Complying with our order, the district court assessed whether “‘unanticipated post-transfer events frustrated the original purpose for transfer’ of the case from Waco to Austin originally.” Taking into account the relevant traditional transfer factors, the district court concluded that it did and that re-transfer to Waco was warranted. While we may have evaluated these factors and the parties’ arguments differently, we are unable to say that the district court’s conclusion amounts to a clear abuse of discretion.

Those who have been closely following Federal Circuit mandamus proceedings relating to Judge Albright’s Court will note that the Federal Circuit applied a much lighter touch to its analysis here than it did in its early November mandamus ruling in In re: Apple, which reversed Judge Albright’s prior denial of a motion to transfer. In that case, Judge Moore’s spirited dissent argued that the panel majority had “usurp[ed] the district court’s role in the transfer process” by micromanaging the District Court’s transfer analysis. Notably, Federal Circuit Chief Judge Prost authored both the Apple and Intel mandamus rulings. Does Intel represent a step back by the appellate court? Was Judge Albright’s transfer order more fulsomely detailed in Intel than in Apple? We won’t presume to answer those questions just yet, but we welcome opinions from other close watchers of the Federal Circuit.

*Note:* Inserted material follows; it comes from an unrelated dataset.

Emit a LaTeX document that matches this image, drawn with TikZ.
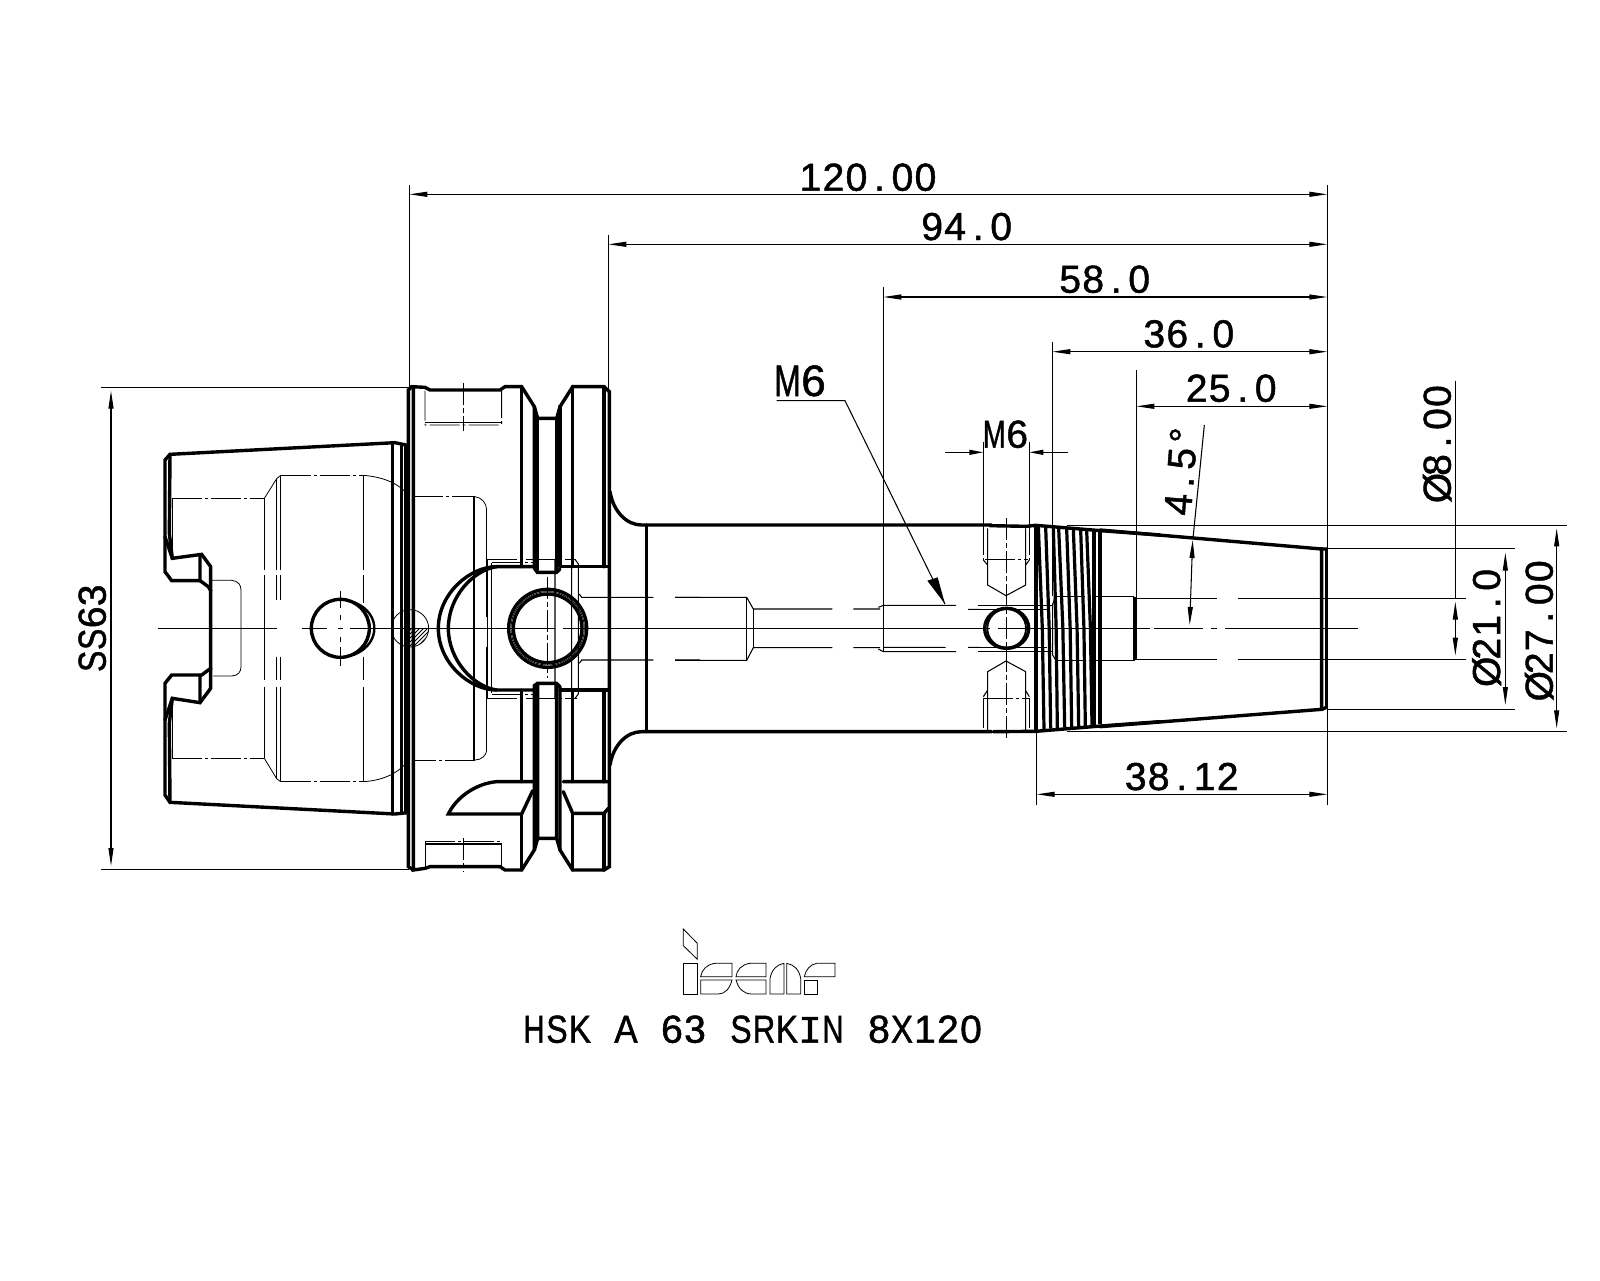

In terms of next steps, we may soon see Judge Albright’s second-ever patent trial. The most recent case activity still reflects the February 16 trial date. As always, we will watch the docket and bring you any significant updates.

In particular, we’ll track late-breaking developments from a declaratory judgment action launched by Intel against Fortress Investment Group LLC in the Delaware Court of Chancery on January 11. It’s complicated, but Intel alleges essentially that (1) Intel was licensed to a patent portfolio owned by Finjan Holdings, Inc., via a 2012 agreement; (2) the terms of Intel’s agreement with Finjan grant Intel a license to patent assets owned or controlled by Finjan’s affiliates; (3) Fortress acquired Finjan in July 2020; (4) Fortress controls the patents presently asserted by Fortress’s subsidiary VLSI; and thus (5) Intel’s prior license with Finjan now also grants Intel a license to all patents owned or controlled by Fortress, including VLSI’s portfolio. We are not presently aware of any steps taken by Intel to further push back the February 16 Waco trial based on the Delaware action, but we will continue to monitor both the WDTX and Delaware cases.